How would the DIB work? Here she suggests that adapting similar structuring to create a gender focused impact bond would channel private capital toward women entrepreneurship and augment the Government of India’s efforts to promote it. DIBs bring together the public, private and philanthropic sectors and align their interests towards a common set of objectives. Commercial investors pump in capital in a DIB, and the DIB in turn on-lends growth capital at low interest rates to a target women-led SME segment. Over the agreed tenure period, women-led SME repay back the capital with the given interest to the DIB. An independent agency monitors the outcome in terms of scale achieved by the SMEs and on its basis, a donor(s) and/or the government makes a payment to the DIB. Commercial investors are paid back by the DIB using the capital repayment by SMEs and the outcome based payments from the donors or government.

Other experiments including guarantee fund, soft loans, and interest rate subventions are viable alternatives to consider as well. To bring about a paradigm shift, efforts to build capacity and ease capital access must work simultaneously. Serious efforts by both the government and private sector are necessary to steer and mainstream Gender Lens Investing for women entrepreneurs in India.

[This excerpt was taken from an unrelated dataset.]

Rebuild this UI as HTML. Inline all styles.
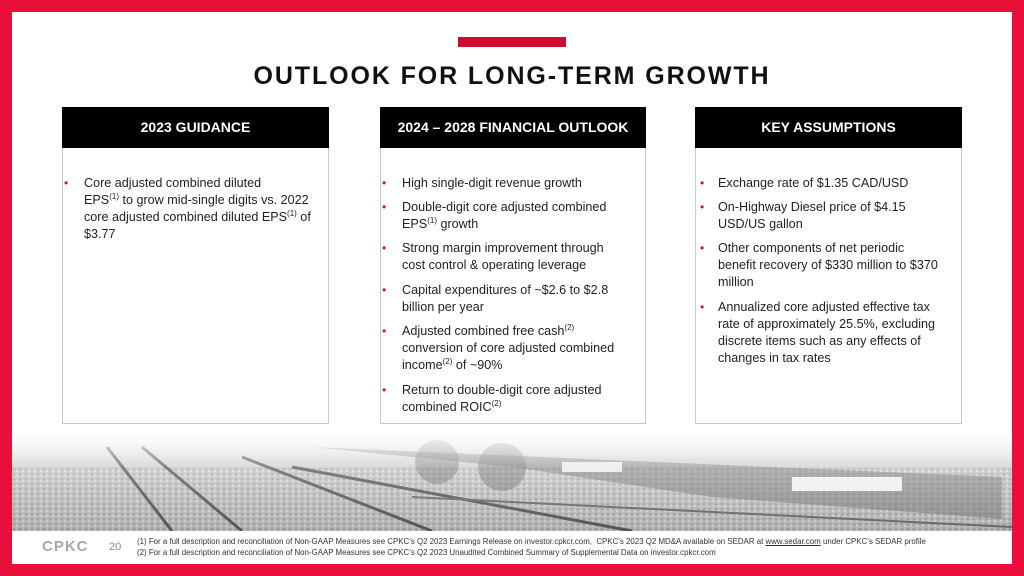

In her conclusion she says that going forward, building a strong evidence case for GLI will be an imperative first step. Supporting data-backed research to provide insight into the performance and potential of such SMEs is crucial. Additionally, mapping stakeholders like investors, incubators, experts, enterprises, to identify opportunities of collaboration will strengthen its case. The current measures targeted towards women in SMEs provides the initial boost and is a larger signal for other ecosystem players, specifically the private sector to come forward and build on this momentum.